Johnny”We have a couple of gigs in Finland, and then we going to do summer festivals in Finland and hopefully U.K. also. We’re starting to record our second album in May. We’re continuing through the summer on the weeks and weekends we are on tour and then continue on through Europe, and then hopefully come back to U.K. to do some kind of tour before we release our next album in 2015.”
Your own tour or….?
Johnny”Own tour, or some bigger opening slot like the O2 tour, something like that. That would be great.”
Yeah, because having seen Voodoo Six play at The Garage in London, as well, which is probably about twice the size of this place, and then seeing them again supporting Iron Maiden at the O2, the space you give them, the freedom of the stage, that’s got to be great. Have you been in some of the bigger venues?
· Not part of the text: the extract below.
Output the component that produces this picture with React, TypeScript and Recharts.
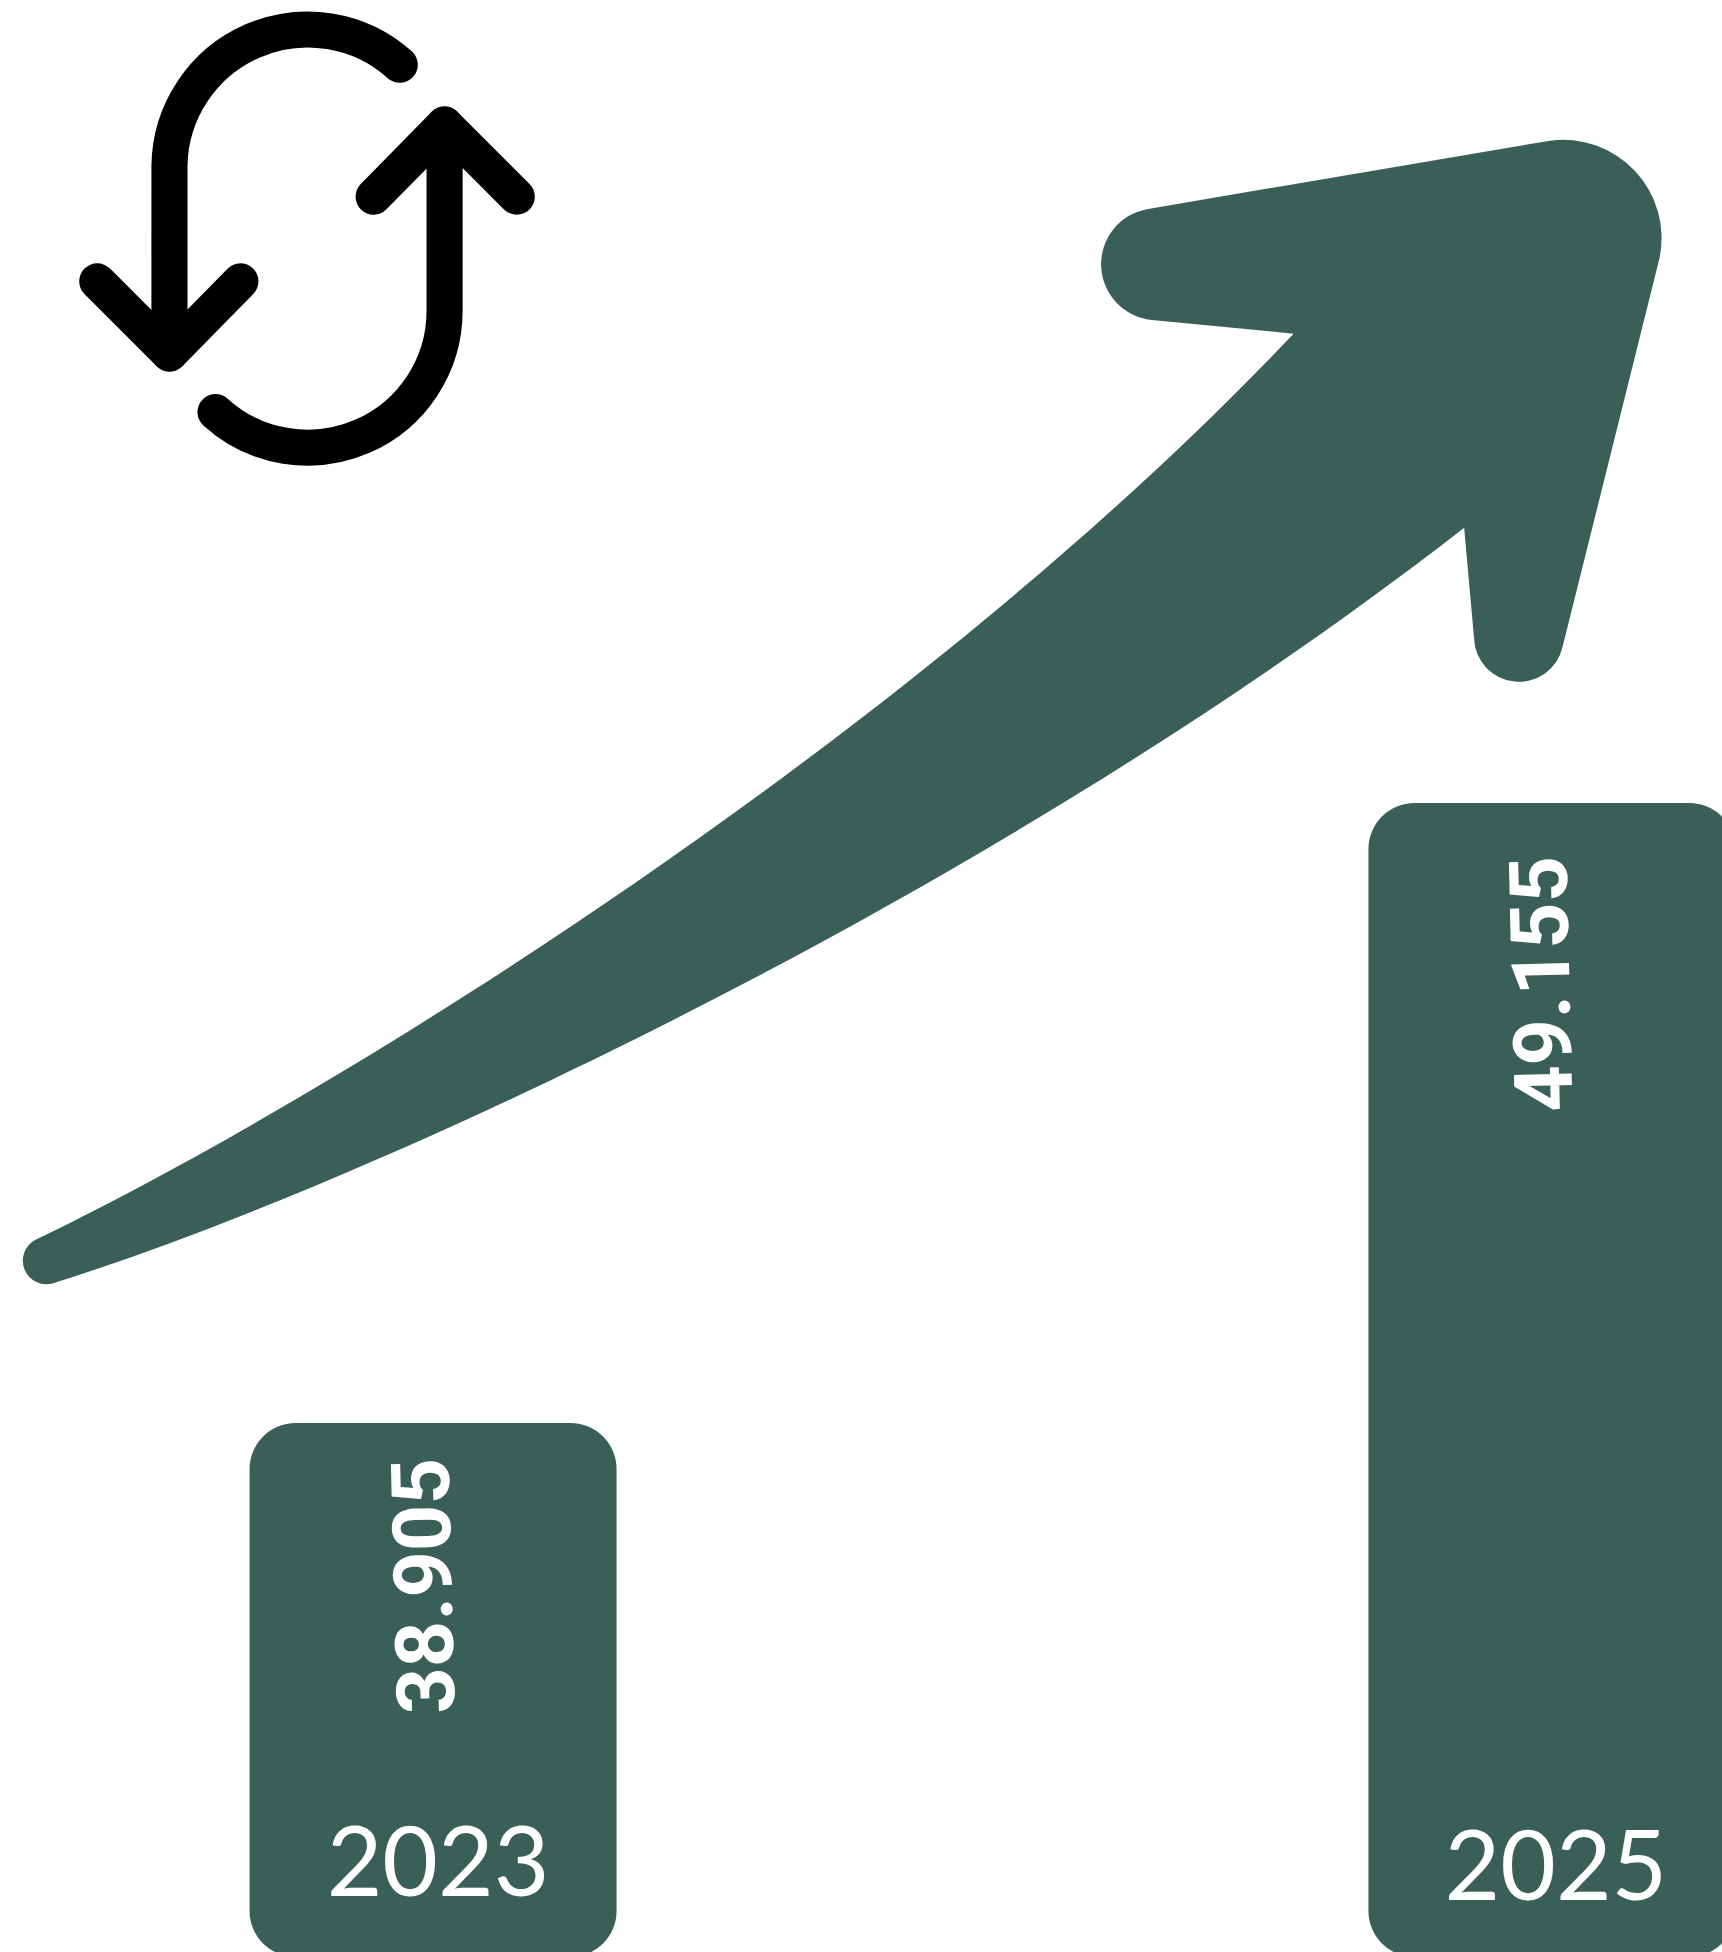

Johnny”A couple of times, yeah. It’s actually really hard, because you have to run always. You get exhausted. [chuckles] But it’s fun. I would love to play everywhere with that size of venue.”
Yeah, much more freedom, much greater chance to express yourselves.
Johnny”Yeah, and usually– okay, this is a good size venue, but with small-time venues you have to be like this (stands like a statue showing lack of space to move) You cannot do anything for the show.”
Whereas here, the stage is a reasonable height off the ground, as well as. That’s always a good view. In fact, there is no bad view in this place. That’s one of the best things about it.
Johnny”Except here. ” (Sitting at the back of the bar with no view of the stage at all) [chuckles]
Johnny, it’s been really good. Thank you very much.